As soon as one mystery left the world, another entered. A day after Castenada’s death, Donner and three other women close to Castenada disconnected their phones and seemingly vanished into thin air. Patricia Partin, Castenada’s adopted daughter, also went missing. Her abandoned Ford Escort was found in Death Valley. Years later, her remains were found there as well.
None of the disappearances were properly investigated by the LAPD, and so far, every citizen journalist and internet sleuth attempting to uncover the fate of the witches has run into a dead end.
Ex-followers believe the women took their own lives. In life, Castenada often talked about suicide, framing death as the gateway to a higher plain of existence. When his health began to decline, the witches reportedly acquired guns. Taisha Abelar, one of the witches who disappeared alongside Donner, started drinking, but told those around her she wasn’t “in any danger of becoming an alcoholic” because, Salon quotes, “I’m leaving.” Also per Salon, Castenada had told Partin to take her Ford Escort “and drive it as fast as you can into the desert” if “you ever need to rise to infinity.” Suspicious, but ultimately inconclusive.
Those who survived Castenada are convinced he genuinely believed everything he preached.
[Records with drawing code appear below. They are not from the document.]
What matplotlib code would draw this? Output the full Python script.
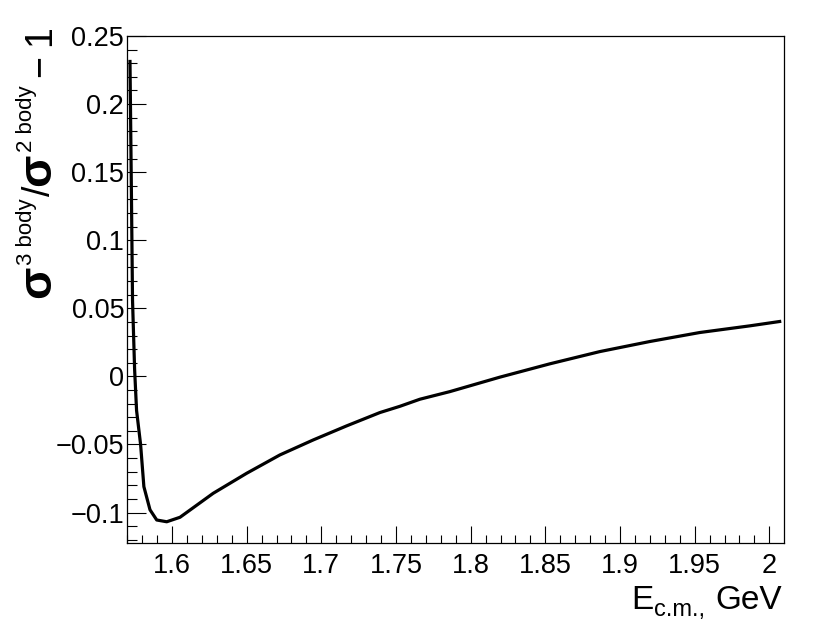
import matplotlib.pyplot as plt
from matplotlib.ticker import MultipleLocator, FuncFormatter

plt.rcParams['font.family'] = ['Liberation Sans', 'DejaVu Sans']

# E_cm (GeV) and sigma(3body)/sigma(2body) - 1
energy = [1.5719, 1.5729, 1.5736, 1.5750, 1.5763, 1.5790, 1.5812, 1.5853,
          1.5898, 1.5965, 1.6054, 1.6276, 1.65, 1.6723, 1.6946, 1.7169,
          1.7392, 1.7526, 1.766, 1.7861, 1.8195, 1.853, 1.8865, 1.92,
          1.9534, 1.9869, 2.0069]
ratio = [0.2313, 0.130, 0.056, 0.005, -0.025, -0.050, -0.081, -0.098,
         -0.1055, -0.1068, -0.1035, -0.0859, -0.0712, -0.0577, -0.0467, -0.0364,
         -0.0266, -0.0220, -0.0168, -0.0112, -0.0006, 0.0092, 0.0182, 0.0256,
         0.0322, 0.0371, 0.0403]

W, H = 814, 629
fig = plt.figure(figsize=(W / 100, H / 100), dpi=100)
ax = fig.add_axes([127 / W, 1 - 543 / H, 657 / W, 507 / H])

ax.plot(energy, ratio, color='black', lw=2.3)

ax.set_xlim(1.5699, 2.0098)
ax.set_ylim(-0.1224, 0.25)

ax.xaxis.set_major_locator(MultipleLocator(0.05))
ax.xaxis.set_minor_locator(MultipleLocator(0.01))
ax.yaxis.set_major_locator(MultipleLocator(0.05))
ax.yaxis.set_minor_locator(MultipleLocator(0.01))

fmt = FuncFormatter(lambda v, p: ('%g' % round(v, 4)).replace('-', '\u2212') if abs(v) > 1e-9 else '0')
ax.xaxis.set_major_formatter(fmt)
ax.yaxis.set_major_formatter(fmt)

ax.tick_params(which='both', direction='in', top=False, right=False, labelsize=19.5, width=0.8)
ax.tick_params(axis='y', which='major', length=14, pad=2)
ax.tick_params(axis='y', which='minor', length=7)
ax.tick_params(axis='x', which='major', length=12, pad=7)
ax.tick_params(axis='x', which='minor', length=6)
for s in ax.spines.values():
    s.set_linewidth(0.9)

fig.canvas.draw()
r = fig.canvas.get_renderer()

# x title, ROOT style at the right end, laid out right to left
xparts = [('GeV', 24, 0, 10), ('c.m.,', 17, -7, 1), ('E', 24, 0, 0)]
x = 782
for txt, size, dy, gap in xparts:
    t = fig.text(x / W, (H - 609 + dy) / H, txt, fontsize=size, ha='right', va='baseline')
    x -= t.get_window_extent(r).width + gap

# y title built piece by piece (big sigma, small superscripts)
parts = [('\u03c3', 34, 50, 'bold', 1),
         ('3 body', 16, 32, 'normal', 2),
         ('/', 27, 50, 'normal', 0),
         ('\u03c3', 34, 50, 'bold', 1),
         ('2 body', 16, 32, 'normal', 9),
         ('\u2212', 27, 50, 'normal', 9),
         ('1', 27, 50, 'normal', 0)]
y = H - 298
for txt, size, bx, weight, gap in parts:
    t = fig.text(bx / W, y / H, txt, fontsize=size, fontweight=weight, rotation=90,
                 rotation_mode='anchor', ha='left', va='baseline')
    y += t.get_window_extent(r).height + gap

fig.savefig('out.png', dpi=100)
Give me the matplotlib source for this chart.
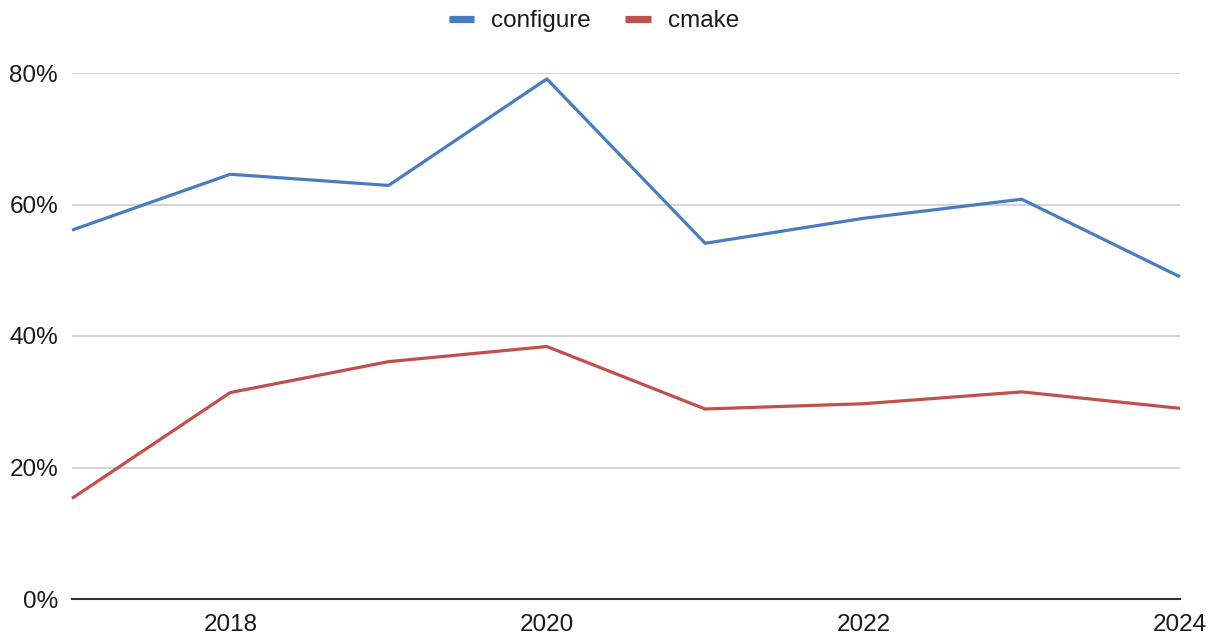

As one ex-follower told Salon, “he became more and more hypnotized by his own reveries.”
It seems the witches did as well. In Shabono, Donner parades fiction as fact. While she may have originally tried to parade fiction for fact in order to obtain fame and fortune, readers get the stronger impression that, the further the young anthropologist ventured into her own fantasy world of life and death and drugs and mysticism, the harder it became for her to separate the real from the imagined.
At any rate, it’s a really, really well-written book.